Matching Everything with Dot-Star #

name_regex = re.compile(r'First Name: (.*) Last Name: (.*)')
mo = name_regex.search('First Name: Some Last Name: One')
mo.group(1)
mo.group(2)

The dot-star uses greedy mode: It will always try to match as much text as possible. To match any and all text in a nongreedy fashion, use the dot, star, and question mark (.*?). The question mark tells Python to match in a nongreedy way:

nongreedy_regex = re.compile(r'<.*?>')
mo = nongreedy_regex.search('<To serve man> for dinner.>')
mo.group()
greedy_regex = re.compile(r'<.*>')
mo = greedy_regex.search('<To serve man> for dinner.>')
mo.group()

Matching Newlines with the Dot Character #

The dot-star will match everything except a newline. By passing re.DOTALL as the second argument to re.compile(), you can make the dot character match all characters, including the newline character:

no_newline_regex = re.compile('.*')
no_newline_regex.search('Serve the public trust.\nProtect the innocent.\nUphold the law.').group()
newline_regex = re.compile('.*', re.DOTALL)
newline_regex.search('Serve the public trust.\nProtect the innocent.\nUphold the law.').group()

Review of Regex Symbols #

Symbol Matches
? zero or one of the preceding group.
* zero or more of the preceding group.
+ one or more of the preceding group.
{n} exactly n of the preceding group.
{n,} n or more of the preceding group.
{,m} 0 to m of the preceding group.
{n,m} at least n and at most m of the preceding p.
{n,m}? or *? or +? performs a nongreedy match of the preceding p.
^spam means the string must begin with spam.
spam$ means the string must end with spam.
. any character, except newline characters.
\d, \w, and \s a digit, word, or space character, resectively.
\D, \W, and \S anything except a digit, word, or space acter, respectively.
[abc] any character between the brackets (such as a, b, ).
[^abc] any character that isn’t between the brackets.

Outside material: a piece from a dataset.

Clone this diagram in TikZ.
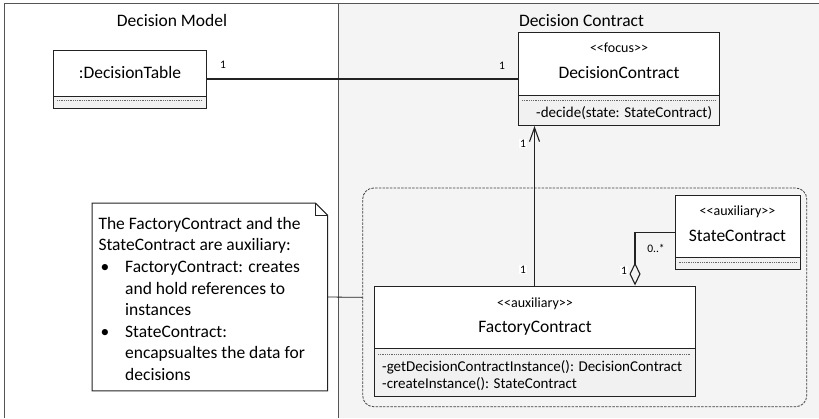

Case-Insensitive Matching #

To make your regex case-insensitive, you can pass re.IGNORECASE or re.I as a second argument to re.compile():

robocop = re.compile(r'robocop', re.I)
robocop.search('Robocop is part man, part machine, all cop.').group()
robocop.search('ROBOCOP protects the innocent.').group()
robocop.search('Al, why does your programming book talk about robocop so much?').group()

Substituting Strings with the sub() Method #

The sub() method for Regex objects is passed two arguments:

  1. The first argument is a string to replace any matches.
  2. The second is the string for the regular expression.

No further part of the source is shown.